Le choix pour la période d’estive

« …Tous les jours, les vaches sont sorties pour aller boire et se dégourdir les pattes. Assis sur un caillou, j’attends qu’elles aient fini pour rentrer à l’étable, parce que c’est à ce moment-là qu’elles vont se ranger dans la nouvelle hiérarchie du troupeau. C’est ce moment précis que j’attends. Là, je les observe minutieusement, je regarde toutes les attitudes, les moindres détails, tous les coups de tête qu’elles se donnent, pour voir comment cette année elles se réorganisent.
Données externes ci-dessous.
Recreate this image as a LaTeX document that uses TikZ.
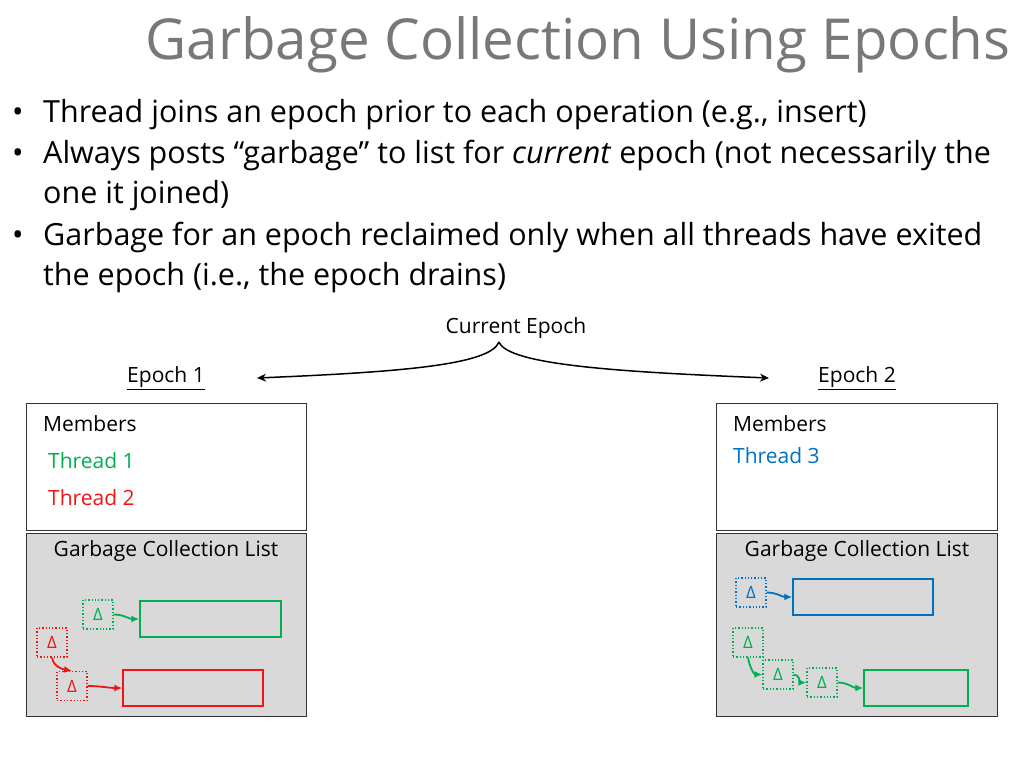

Lorsque je rentre à la maison et après la sieste, tous les après-midi, je fais ma promenade, toujours la même, comme un sommambule. J’ai 150 cloches de vaches et 150 cloches de veaux. J’en connais tous les sons, tous les timbres, toutes les vibrations. En marchant pas à pas, de jour en jour, de semaine en semaine, je fabrique le carillon. Je suspends, dans ma tête chaque cloche et l’associe à une vache. La seule chose qui m’importe, c’est d’associer la bonne cloche à la bonne vache.
De jour en jour, j’en place 10, puis 20, puis 100..à chaque fois que je remue ma tête, j’entends le carillon s’organiser, je contrôle…La dernière chose à faire, c’est d’accorder le grelot du chien.

Prêt pour la « Montade »

« La veille du départ pour l’estive, je passe la nuit à me retourner et à me retourner dans mon lit. N’y tenant plus, sans faire de bruit je part pour l’étable. Arrivé à l’étable, je reste quelques secondes à respirer l’odeur des bêtes. Puis je fais le tour, je les touche, Cà y est, c’est le jour. Une nouvelle effervescence me reprend. Je vais chercher une cloche, la fait sonner, persuadé que la vache à qui je l’ai attribué va la reconnaître. Je m’approche d’elle et lui mets la cloche. J’accroche ainsi toutes les autres cloches, les unes après les autres.
Après je vais derrière l’étable de la ferme couper quelques genêts pour décorer les vaches de tête. Je suis prêt. Les autres hommes arrivent, on fait la dernière traite d’avant la campagne et profitons de ce seul moment pour accrocher les cloches aux veaux.

La marche du troupeau

Alors que le boutillé et le berger sont en train de détacher les vaches, je file sur le chemein où elles vont passer, je me mets à 500m plus haut…j’attend les bêtes sortent et s’agglutines parceque tant que la vache de tête n’est pas sortie, le troupeau ne peut pas s’organiser.
L vache de tête sort entraînant les autres qui trouvent leur place dans ce puzzle qu’elles seules maîtrisent. Tout en haut, debout, j’écoute et je regarde les vaches monter vers moiet d’un couple carillon du troupeau se mélange à celui que j’ai dans la tête, c’est la même chose. Cette année encore, je ne me suis pas trompé. Le troupeau s’écoule interprétant les premières mesures d’une symphonie pastorale qui durera plus de cinq mois ».